Fleet Control Under Consequence
27 March 2026
Transport

Fleet Control Under Consequence

Fleet Control Under Consequence

Why specification discipline still defines fleet performance in Australia’s mining and transport corridors

Across Australia’s mining regions and linehaul corridors, fleet management is often framed as a data problem. Dashboards, telematics and utilisation reporting dominate the conversation. Visibility has unquestionably improved in the past decade.

But in high-consequence operating environments, fleet performance is not primarily a data question. It is an engineering and application discipline.

When a truck misses a shift in the Pilbara, the impact is rarely confined to a single vehicle. Production schedules shift. Labour utilisation changes. Contract delivery windows tighten. A single mechanical disruption can ripple through an entire operating cycle. In high-volume transport operations, the same principle applies. A truck falling out of rotation on a linehaul corridor introduces variability that compounds across the fleet.

At scale, variance becomes cost.

For this reason, the most effective fleet strategies in mining and heavy transport are built long before the truck enters service. They begin with specification discipline.

Under Kenworth, part of PACCAR Australia, the Australian heavy-duty truck platform has long been engineered around this principle.
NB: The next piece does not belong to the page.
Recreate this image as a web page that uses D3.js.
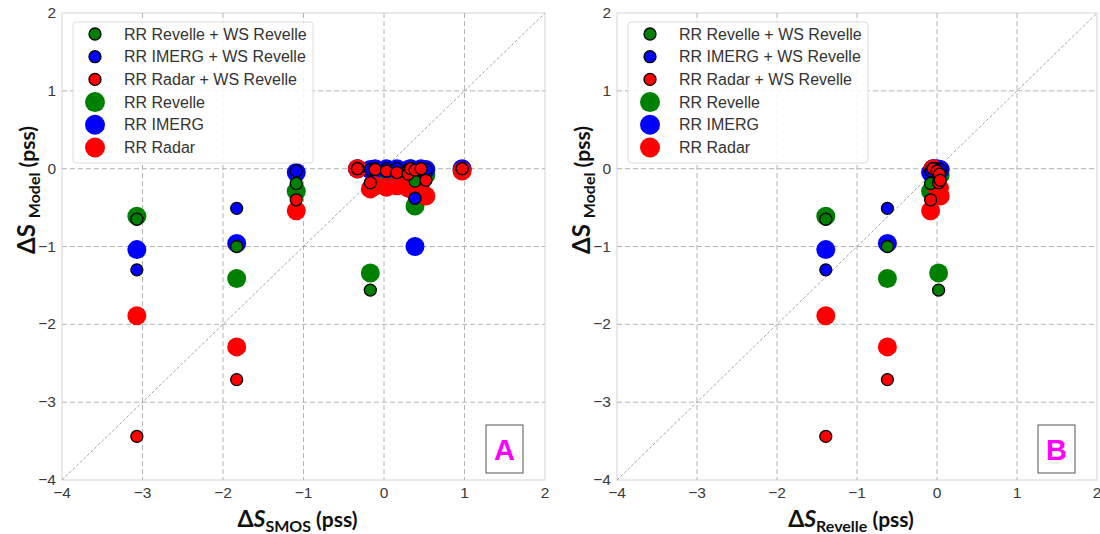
<!DOCTYPE html>
<html><head><meta charset="utf-8">
<script src="https://cdn.jsdelivr.net/npm/d3@7"></script>
<style>
html,body{margin:0;padding:0;background:#fff;}
svg{display:block;}
</style></head>
<body>
<svg id="chart" width="1100" height="534"></svg>
<script>
// ---- data ----
const seriesNames = ["RR Revelle + WS Revelle","RR IMERG + WS Revelle","RR Radar + WS Revelle","RR Revelle","RR IMERG","RR Radar"];
const axisTicks = [-4,-3,-2,-1,0,1,2];
// x values per event
const dsSmos    = [-3.07,-1.83,-1.09,-0.33,-0.17,-0.11,0.03,0.16,0.30,0.33,0.385,0.46,0.52,0.97];
const dsRevelle = [-1.39,-0.62,-0.08,-0.05,0.02,null,0.00,null,0.03,null,null,null,0.04,null];
// model responses per event
const rrRevelleWs = [-0.65,-1.00,-0.19,0,-1.56,-0.01,-0.02,-0.02,-0.03,0,-0.16,-0.01,-0.05,0];
const rrImergWs   = [-1.30,-0.51,-0.03,0,-0.01,0,0,0,-0.01,0,-0.38,0,-0.01,0];
const rrRadarWs   = [-3.44,-2.71,-0.40,0,-0.18,-0.01,-0.03,-0.05,-0.07,0,-0.02,0,-0.15,0];
const rrRevelle   = [-0.61,-1.41,-0.29,0,-1.34,-0.01,-0.03,-0.04,-0.05,0,-0.48,-0.02,-0.08,-0.01];
const rrImerg     = [-1.04,-0.96,-0.05,0,-0.01,0,0,0,-0.01,0,-1.00,0,-0.01,0];
const rrRadar     = [-1.89,-2.29,-0.54,0,-0.26,-0.22,-0.24,-0.22,-0.25,-0.20,-0.30,-0.28,-0.35,-0.03];

// ---- styles ----
const colors = ["#008000","#0000ff","#ff0000","#008000","#0000ff","#ff0000"];
const isSmall = [true,true,true,false,false,false];
const ys = [rrRevelleWs,rrImergWs,rrRadarWs,rrRevelle,rrImerg,rrRadar];
const drawOrder = [3,4,5,0,1,2];

const svg = d3.select("#chart");
const tickFont = "'Liberation Sans', Arial, sans-serif";
const labelFont = "Lato, 'Open Sans', sans-serif";

function panel(xVals, left, right, sub, letter) {
  const top = 13, bottom = 480;
  const x = d3.scaleLinear().domain([-4,2]).range([left,right]);
  const y = d3.scaleLinear().domain([-4,2]).range([bottom,top]);
  const g = svg.append("g");

  // frame
  g.append("rect").attr("x",left).attr("y",top).attr("width",right-left).attr("height",bottom-top)
    .attr("fill","#fff").attr("stroke","#e3e3e3").attr("stroke-width",1.5);

  // grid
  const inner = axisTicks.filter(t => t>-4 && t<2);
  g.selectAll(".vg").data(inner).join("line")
    .attr("x1",d=>x(d)).attr("x2",d=>x(d)).attr("y1",top).attr("y2",bottom)
    .attr("stroke","#b4b4b4").attr("stroke-width",1).attr("stroke-dasharray","5,3");
  g.selectAll(".hg").data(inner).join("line")
    .attr("y1",d=>y(d)).attr("y2",d=>y(d)).attr("x1",left).attr("x2",right)
    .attr("stroke","#b4b4b4").attr("stroke-width",1).attr("stroke-dasharray","5,3");

  // 1:1 line
  g.append("line").attr("x1",x(-4)).attr("y1",y(-4)).attr("x2",x(2)).attr("y2",y(2))
    .attr("stroke","#9a9a9a").attr("stroke-width",0.9).attr("stroke-dasharray","3,2");

  // tick labels
  g.selectAll(".xt").data(axisTicks).join("text")
    .attr("x",d=>x(d)).attr("y",498).attr("text-anchor","middle")
    .attr("font-family",tickFont).attr("font-size",15.5).attr("fill","#3a3a3a")
    .text(d=>d<0?"\u2212"+Math.abs(d):d);
  g.selectAll(".yt").data(axisTicks).join("text")
    .attr("x",left-6).attr("y",d=>y(d)+5).attr("text-anchor","end")
    .attr("font-family",tickFont).attr("font-size",15.5).attr("fill","#3a3a3a")
    .text(d=>d<0?"\u2212"+Math.abs(d):d);

  // points
  drawOrder.forEach(si => {
    const pts = xVals.map((xv,i)=>({x:xv,y:ys[si][i]})).filter(p=>p.x!==null && p.y!==null);
    g.selectAll(null).data(pts).join("circle")
      .attr("cx",d=>x(d.x)).attr("cy",d=>y(d.y))
      .attr("r",isSmall[si]?6:9.5)
      .attr("fill",colors[si])
      .attr("stroke",isSmall[si]?"#000":"none").attr("stroke-width",1.3);
  });

  // legend
  const lx = left+11, ly = top+9;
  g.append("rect").attr("x",lx).attr("y",ly).attr("width",240).attr("height",141).attr("rx",3)
    .attr("fill","#fff").attr("fill-opacity",0.85).attr("stroke","#dcdcdc").attr("stroke-width",1);
  seriesNames.forEach((name,i) => {
    const cy = ly + 12 + i*22.7;
    g.append("circle").attr("cx",lx+22).attr("cy",cy).attr("r",isSmall[i]?6:10)
      .attr("fill",colors[i]).attr("stroke",isSmall[i]?"#000":"none").attr("stroke-width",1.3);
    g.append("text").attr("x",lx+51).attr("y",cy+5.5)
      .attr("font-family",tickFont).attr("font-size",16).attr("fill","#333").text(name);
  });

  // panel letter box
  const bx = right-59, by = 425;
  g.append("rect").attr("x",bx).attr("y",by).attr("width",37).attr("height",48)
    .attr("fill","#fff").attr("stroke","#555").attr("stroke-width",1);
  g.append("text").attr("x",bx+18.5).attr("y",by+35).attr("text-anchor","middle")
    .attr("font-family",tickFont).attr("font-weight","bold").attr("font-size",29)
    .attr("fill","#ff00ff").text(letter);

  // x label
  const cx = (left+right)/2 - 6;
  const xl = g.append("text").attr("x",cx).attr("y",527).attr("text-anchor","middle")
    .attr("font-family",labelFont).attr("font-weight","bold").attr("fill","#111");
  xl.append("tspan").attr("font-size",23).text("\u0394");
  xl.append("tspan").attr("font-size",23).attr("font-style","italic").text("S");
  xl.append("tspan").attr("font-size",16).attr("dy",5).text(sub);
  xl.append("tspan").attr("font-size",21).attr("dy",-5).text(" (pss)");

  // y label
  const yl = g.append("text").attr("transform",`translate(${left-27},190) rotate(-90)`)
    .attr("text-anchor","middle").attr("font-family",labelFont).attr("font-weight","bold").attr("fill","#111");
  yl.append("tspan").attr("font-size",24).text("\u0394S ");
  yl.append("tspan").attr("font-size",16).attr("dy",5).text("Model");
  yl.append("tspan").attr("font-size",21).attr("dy",-5).text(" (pss)");
}

panel(dsSmos, 62, 545, "SMOS", "A");
panel(dsRevelle, 617, 1097, "Revelle", "B");
</script>
</body></html>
Rather than delivering a fixed global configuration, Kenworth trucks are specified to suit the operating realities of Australian industries, high-mass combinations, extreme ambient temperatures, long-distance corridors, and sustained load cycles.

This application’s focus influences the entire truck architecture. Cooling systems are engineered for sustained heat rather than short duty cycles. Chassis structures are designed to handle the structural demands of multi-trailer combinations and off-highway access conditions. Driveline selection is aligned to torque requirements and terrain rather than catalogue specification. Braking systems are configured to meet compliance obligations across complex regulatory frameworks.

These decisions are not cosmetic. They define how a truck performs across its operational life.

In mining regions, the combination of heat, dust and sustained payload places constant pressure on mechanical systems. Serviceability becomes a commercial factor. Trucks must be maintained quickly, reliably and repeatedly without compromising uptime. The ability to access components, service cooling systems and manage rebuild thresholds determines how effectively a fleet sustains productivity.

In long-distance transport, the pressure points differ, but the consequence is similar. Fuel stability across long corridors influences operating cost per kilometre. Payload consistency determines contract efficiency. Downtime directly affects schedule reliability and driver utilisation.

 

In both sectors, engineering integrity underpins fleet performance.

This does not diminish the value of data. Digital visibility has become an essential part of modern fleet oversight. Platforms such as PACCAR Connect provide operators with insights into vehicle utilisation, fuel consumption trends, idle time and system health. These tools allow fleet managers to identify variance earlier and adjust operating practices accordingly.

But data does not replace engineering.

Telematics can highlight a problem. It cannot compensate for a truck that was incorrectly specified for its duty cycle, or a platform that lacks the structural resilience required for Australian operating conditions. In high-consequence environments, mechanical capability still defines the outer limits of fleet performance.

This distinction is increasingly important as fleet operators seek to optimise capital utilisation. Trucks operating in mining and high-mass transport represent a significant long-term investment. Protecting that investment requires disciplined lifecycle management.

Effective fleet control, therefore, rests on a set of structural principles.

The first is an application-correct specification. Trucks must be engineered for the work they will perform, not adapted after delivery.

The second is maintenance discipline aligned to the duty cycle rather than generic service intervals. Heavy-duty operations rarely conform to standardised service assumptions. Maintenance strategies must reflect real operating conditions.

The third is continuity of parts and service support across operating regions. Australia’s freight and resource corridors span vast distances. Service infrastructure must match that geography.

The final principle is lifecycle planning that protects residual value. Specification choices, maintenance records and operating discipline all influence how well a truck retains its capital value across the market.

Together, these controls stabilise fleet performance.

Australia’s mining and heavy transport sectors operate in conditions that few global markets replicate. Distance, climate and payload requirements place extraordinary demands on mechanical platforms. For that reason, fleet management in this country has always required more than software visibility or administrative oversight.

It requires engineering platforms capable of sustaining consequence.

For fleet managers responsible for delivering consistent production or freight movement across Australia’s resource and transport corridors, the objective remains unchanged. The goal is not simply to track trucks.

It is to protect the margin through disciplined fleet control.